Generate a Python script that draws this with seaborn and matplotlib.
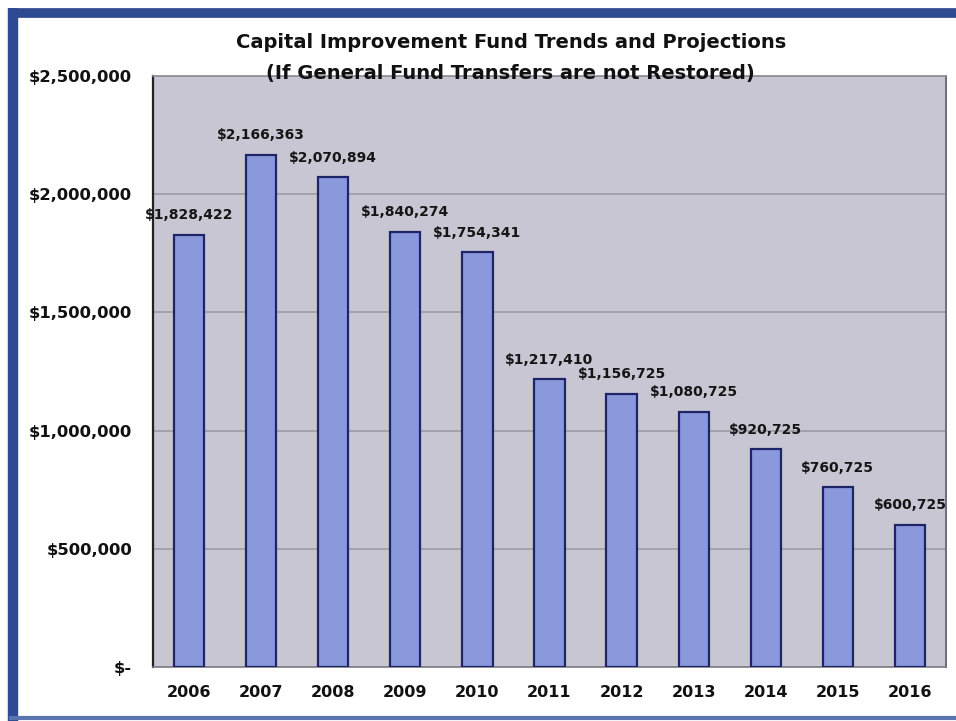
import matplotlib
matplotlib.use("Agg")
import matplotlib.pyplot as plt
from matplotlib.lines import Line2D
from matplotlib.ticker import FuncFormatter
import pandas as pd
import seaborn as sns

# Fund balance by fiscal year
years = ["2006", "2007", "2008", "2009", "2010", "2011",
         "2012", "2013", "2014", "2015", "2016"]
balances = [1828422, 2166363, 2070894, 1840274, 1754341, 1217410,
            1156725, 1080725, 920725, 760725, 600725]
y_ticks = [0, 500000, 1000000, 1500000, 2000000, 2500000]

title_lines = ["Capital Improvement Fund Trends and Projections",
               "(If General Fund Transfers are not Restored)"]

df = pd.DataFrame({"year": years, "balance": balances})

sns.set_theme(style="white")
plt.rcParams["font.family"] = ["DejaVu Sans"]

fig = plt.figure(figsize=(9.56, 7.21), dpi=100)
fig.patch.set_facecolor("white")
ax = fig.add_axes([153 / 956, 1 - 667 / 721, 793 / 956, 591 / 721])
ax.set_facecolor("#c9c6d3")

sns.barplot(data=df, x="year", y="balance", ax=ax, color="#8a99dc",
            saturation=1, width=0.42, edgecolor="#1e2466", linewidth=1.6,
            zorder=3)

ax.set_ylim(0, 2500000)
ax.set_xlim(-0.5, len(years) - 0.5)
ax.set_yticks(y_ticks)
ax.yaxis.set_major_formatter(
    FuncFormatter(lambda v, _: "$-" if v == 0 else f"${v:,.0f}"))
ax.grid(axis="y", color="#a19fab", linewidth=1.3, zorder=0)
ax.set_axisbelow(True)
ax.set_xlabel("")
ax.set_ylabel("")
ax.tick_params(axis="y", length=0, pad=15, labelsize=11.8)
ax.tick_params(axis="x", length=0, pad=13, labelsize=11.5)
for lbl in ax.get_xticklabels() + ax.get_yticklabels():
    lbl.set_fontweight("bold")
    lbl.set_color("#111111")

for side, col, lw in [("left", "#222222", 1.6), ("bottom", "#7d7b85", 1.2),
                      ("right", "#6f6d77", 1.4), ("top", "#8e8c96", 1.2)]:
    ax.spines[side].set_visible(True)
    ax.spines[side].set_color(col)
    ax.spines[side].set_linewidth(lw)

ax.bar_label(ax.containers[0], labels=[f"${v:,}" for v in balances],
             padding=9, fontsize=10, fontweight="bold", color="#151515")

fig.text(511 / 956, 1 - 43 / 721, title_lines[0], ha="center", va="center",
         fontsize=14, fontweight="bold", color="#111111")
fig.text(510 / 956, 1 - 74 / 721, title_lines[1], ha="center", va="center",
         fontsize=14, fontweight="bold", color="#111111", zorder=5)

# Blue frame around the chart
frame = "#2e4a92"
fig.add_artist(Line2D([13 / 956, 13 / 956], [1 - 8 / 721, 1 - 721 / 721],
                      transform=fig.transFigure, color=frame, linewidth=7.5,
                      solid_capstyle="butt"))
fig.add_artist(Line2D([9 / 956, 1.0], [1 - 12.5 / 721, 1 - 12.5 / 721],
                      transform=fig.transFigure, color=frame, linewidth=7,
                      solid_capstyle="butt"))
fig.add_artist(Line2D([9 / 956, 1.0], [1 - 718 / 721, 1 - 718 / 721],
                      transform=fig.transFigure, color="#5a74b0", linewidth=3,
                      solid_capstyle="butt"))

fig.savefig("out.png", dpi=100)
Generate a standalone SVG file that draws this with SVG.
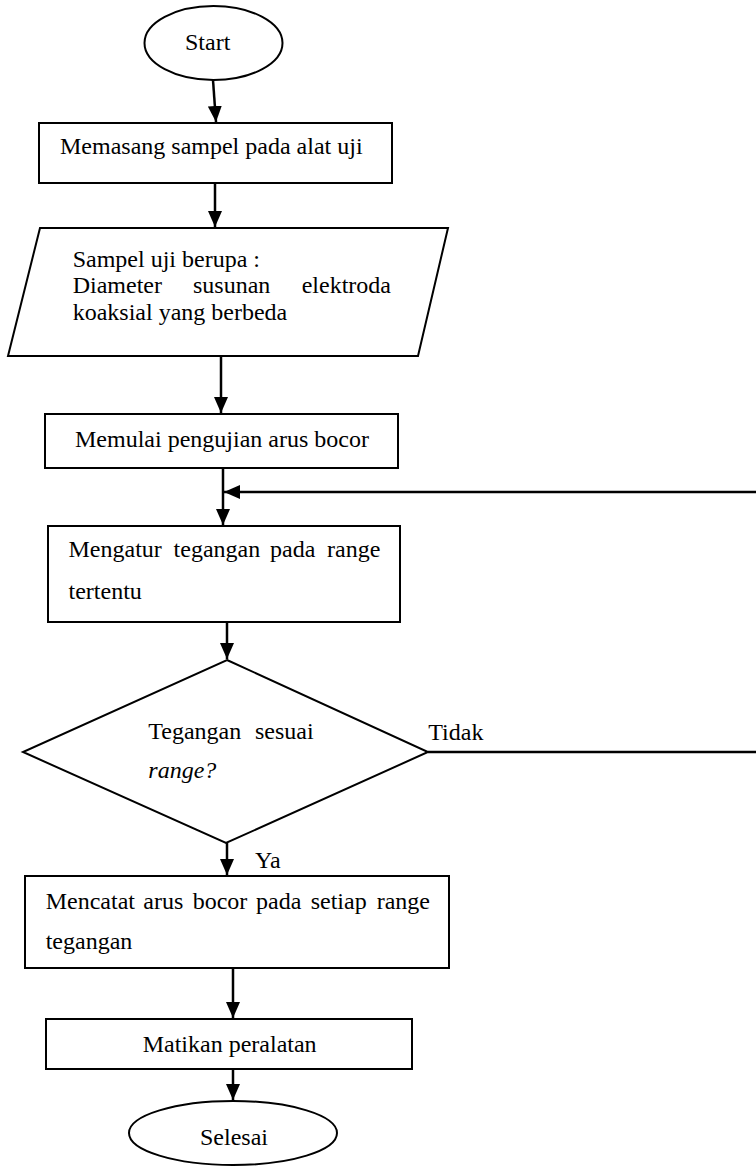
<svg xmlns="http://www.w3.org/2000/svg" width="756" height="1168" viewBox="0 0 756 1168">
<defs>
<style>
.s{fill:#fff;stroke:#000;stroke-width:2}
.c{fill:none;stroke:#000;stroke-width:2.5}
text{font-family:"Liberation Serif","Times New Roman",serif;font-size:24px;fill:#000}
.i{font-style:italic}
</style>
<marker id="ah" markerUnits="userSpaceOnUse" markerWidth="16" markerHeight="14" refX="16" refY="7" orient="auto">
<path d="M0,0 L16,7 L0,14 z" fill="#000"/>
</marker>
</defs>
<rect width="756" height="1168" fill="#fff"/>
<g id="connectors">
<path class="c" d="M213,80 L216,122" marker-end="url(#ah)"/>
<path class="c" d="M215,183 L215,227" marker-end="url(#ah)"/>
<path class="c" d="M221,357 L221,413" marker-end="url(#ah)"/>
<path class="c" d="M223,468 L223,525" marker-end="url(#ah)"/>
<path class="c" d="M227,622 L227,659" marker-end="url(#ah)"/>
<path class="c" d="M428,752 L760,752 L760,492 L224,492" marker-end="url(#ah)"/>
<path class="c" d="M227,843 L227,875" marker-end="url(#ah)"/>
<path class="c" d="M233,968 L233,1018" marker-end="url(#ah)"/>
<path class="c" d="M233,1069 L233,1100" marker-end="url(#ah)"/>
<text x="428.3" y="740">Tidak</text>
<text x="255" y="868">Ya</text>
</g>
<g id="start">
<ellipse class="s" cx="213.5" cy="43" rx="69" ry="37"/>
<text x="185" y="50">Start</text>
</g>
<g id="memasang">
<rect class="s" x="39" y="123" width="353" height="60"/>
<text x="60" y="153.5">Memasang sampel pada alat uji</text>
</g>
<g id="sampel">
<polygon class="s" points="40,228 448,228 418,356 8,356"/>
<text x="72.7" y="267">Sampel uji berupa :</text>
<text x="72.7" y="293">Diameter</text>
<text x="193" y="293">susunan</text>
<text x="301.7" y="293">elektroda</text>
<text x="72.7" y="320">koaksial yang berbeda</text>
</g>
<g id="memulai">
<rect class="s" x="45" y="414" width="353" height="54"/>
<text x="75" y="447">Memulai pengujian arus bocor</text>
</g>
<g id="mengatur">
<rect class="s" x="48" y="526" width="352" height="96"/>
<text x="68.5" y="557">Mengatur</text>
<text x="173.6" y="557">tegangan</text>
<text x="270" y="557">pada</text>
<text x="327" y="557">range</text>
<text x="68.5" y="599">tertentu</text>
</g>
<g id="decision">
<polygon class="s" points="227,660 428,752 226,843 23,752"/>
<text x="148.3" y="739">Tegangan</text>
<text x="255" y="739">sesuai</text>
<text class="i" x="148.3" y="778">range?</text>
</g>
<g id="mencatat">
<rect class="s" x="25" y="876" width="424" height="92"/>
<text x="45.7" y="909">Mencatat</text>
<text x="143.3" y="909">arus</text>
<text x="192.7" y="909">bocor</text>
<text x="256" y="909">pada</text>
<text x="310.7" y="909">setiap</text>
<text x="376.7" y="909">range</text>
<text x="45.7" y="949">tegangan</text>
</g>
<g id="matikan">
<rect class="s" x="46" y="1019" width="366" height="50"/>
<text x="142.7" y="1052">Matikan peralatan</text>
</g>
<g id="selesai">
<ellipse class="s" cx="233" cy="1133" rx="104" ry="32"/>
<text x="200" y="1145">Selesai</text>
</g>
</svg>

Written request →
Reproduce the whole listing word for word, setting aside any pictures.

Answer to this problem →
Generate a Python script that draws this with seaborn and matplotlib.
import matplotlib
matplotlib.use("Agg")
import matplotlib.pyplot as plt
from matplotlib.lines import Line2D
from matplotlib.ticker import FuncFormatter
import pandas as pd
import seaborn as sns

# Fund balance by fiscal year
years = ["2006", "2007", "2008", "2009", "2010", "2011",
         "2012", "2013", "2014", "2015", "2016"]
balances = [1828422, 2166363, 2070894, 1840274, 1754341, 1217410,
            1156725, 1080725, 920725, 760725, 600725]
y_ticks = [0, 500000, 1000000, 1500000, 2000000, 2500000]

title_lines = ["Capital Improvement Fund Trends and Projections",
               "(If General Fund Transfers are not Restored)"]

df = pd.DataFrame({"year": years, "balance": balances})

sns.set_theme(style="white")
plt.rcParams["font.family"] = ["DejaVu Sans"]

fig = plt.figure(figsize=(9.56, 7.21), dpi=100)
fig.patch.set_facecolor("white")
ax = fig.add_axes([153 / 956, 1 - 667 / 721, 793 / 956, 591 / 721])
ax.set_facecolor("#c9c6d3")

sns.barplot(data=df, x="year", y="balance", ax=ax, color="#8a99dc",
            saturation=1, width=0.42, edgecolor="#1e2466", linewidth=1.6,
            zorder=3)

ax.set_ylim(0, 2500000)
ax.set_xlim(-0.5, len(years) - 0.5)
ax.set_yticks(y_ticks)
ax.yaxis.set_major_formatter(
    FuncFormatter(lambda v, _: "$-" if v == 0 else f"${v:,.0f}"))
ax.grid(axis="y", color="#a19fab", linewidth=1.3, zorder=0)
ax.set_axisbelow(True)
ax.set_xlabel("")
ax.set_ylabel("")
ax.tick_params(axis="y", length=0, pad=15, labelsize=11.8)
ax.tick_params(axis="x", length=0, pad=13, labelsize=11.5)
for lbl in ax.get_xticklabels() + ax.get_yticklabels():
    lbl.set_fontweight("bold")
    lbl.set_color("#111111")

for side, col, lw in [("left", "#222222", 1.6), ("bottom", "#7d7b85", 1.2),
                      ("right", "#6f6d77", 1.4), ("top", "#8e8c96", 1.2)]:
    ax.spines[side].set_visible(True)
    ax.spines[side].set_color(col)
    ax.spines[side].set_linewidth(lw)

ax.bar_label(ax.containers[0], labels=[f"${v:,}" for v in balances],
             padding=9, fontsize=10, fontweight="bold", color="#151515")

fig.text(511 / 956, 1 - 43 / 721, title_lines[0], ha="center", va="center",
         fontsize=14, fontweight="bold", color="#111111")
fig.text(510 / 956, 1 - 74 / 721, title_lines[1], ha="center", va="center",
         fontsize=14, fontweight="bold", color="#111111", zorder=5)

# Blue frame around the chart
frame = "#2e4a92"
fig.add_artist(Line2D([13 / 956, 13 / 956], [1 - 8 / 721, 1 - 721 / 721],
                      transform=fig.transFigure, color=frame, linewidth=7.5,
                      solid_capstyle="butt"))
fig.add_artist(Line2D([9 / 956, 1.0], [1 - 12.5 / 721, 1 - 12.5 / 721],
                      transform=fig.transFigure, color=frame, linewidth=7,
                      solid_capstyle="butt"))
fig.add_artist(Line2D([9 / 956, 1.0], [1 - 718 / 721, 1 - 718 / 721],
                      transform=fig.transFigure, color="#5a74b0", linewidth=3,
                      solid_capstyle="butt"))

fig.savefig("out.png", dpi=100)
Generate a standalone SVG file that draws this with SVG.
<svg xmlns="http://www.w3.org/2000/svg" width="756" height="1168" viewBox="0 0 756 1168">
<defs>
<style>
.s{fill:#fff;stroke:#000;stroke-width:2}
.c{fill:none;stroke:#000;stroke-width:2.5}
text{font-family:"Liberation Serif","Times New Roman",serif;font-size:24px;fill:#000}
.i{font-style:italic}
</style>
<marker id="ah" markerUnits="userSpaceOnUse" markerWidth="16" markerHeight="14" refX="16" refY="7" orient="auto">
<path d="M0,0 L16,7 L0,14 z" fill="#000"/>
</marker>
</defs>
<rect width="756" height="1168" fill="#fff"/>
<g id="connectors">
<path class="c" d="M213,80 L216,122" marker-end="url(#ah)"/>
<path class="c" d="M215,183 L215,227" marker-end="url(#ah)"/>
<path class="c" d="M221,357 L221,413" marker-end="url(#ah)"/>
<path class="c" d="M223,468 L223,525" marker-end="url(#ah)"/>
<path class="c" d="M227,622 L227,659" marker-end="url(#ah)"/>
<path class="c" d="M428,752 L760,752 L760,492 L224,492" marker-end="url(#ah)"/>
<path class="c" d="M227,843 L227,875" marker-end="url(#ah)"/>
<path class="c" d="M233,968 L233,1018" marker-end="url(#ah)"/>
<path class="c" d="M233,1069 L233,1100" marker-end="url(#ah)"/>
<text x="428.3" y="740">Tidak</text>
<text x="255" y="868">Ya</text>
</g>
<g id="start">
<ellipse class="s" cx="213.5" cy="43" rx="69" ry="37"/>
<text x="185" y="50">Start</text>
</g>
<g id="memasang">
<rect class="s" x="39" y="123" width="353" height="60"/>
<text x="60" y="153.5">Memasang sampel pada alat uji</text>
</g>
<g id="sampel">
<polygon class="s" points="40,228 448,228 418,356 8,356"/>
<text x="72.7" y="267">Sampel uji berupa :</text>
<text x="72.7" y="293">Diameter</text>
<text x="193" y="293">susunan</text>
<text x="301.7" y="293">elektroda</text>
<text x="72.7" y="320">koaksial yang berbeda</text>
</g>
<g id="memulai">
<rect class="s" x="45" y="414" width="353" height="54"/>
<text x="75" y="447">Memulai pengujian arus bocor</text>
</g>
<g id="mengatur">
<rect class="s" x="48" y="526" width="352" height="96"/>
<text x="68.5" y="557">Mengatur</text>
<text x="173.6" y="557">tegangan</text>
<text x="270" y="557">pada</text>
<text x="327" y="557">range</text>
<text x="68.5" y="599">tertentu</text>
</g>
<g id="decision">
<polygon class="s" points="227,660 428,752 226,843 23,752"/>
<text x="148.3" y="739">Tegangan</text>
<text x="255" y="739">sesuai</text>
<text class="i" x="148.3" y="778">range?</text>
</g>
<g id="mencatat">
<rect class="s" x="25" y="876" width="424" height="92"/>
<text x="45.7" y="909">Mencatat</text>
<text x="143.3" y="909">arus</text>
<text x="192.7" y="909">bocor</text>
<text x="256" y="909">pada</text>
<text x="310.7" y="909">setiap</text>
<text x="376.7" y="909">range</text>
<text x="45.7" y="949">tegangan</text>
</g>
<g id="matikan">
<rect class="s" x="46" y="1019" width="366" height="50"/>
<text x="142.7" y="1052">Matikan peralatan</text>
</g>
<g id="selesai">
<ellipse class="s" cx="233" cy="1133" rx="104" ry="32"/>
<text x="200" y="1145">Selesai</text>
</g>
</svg>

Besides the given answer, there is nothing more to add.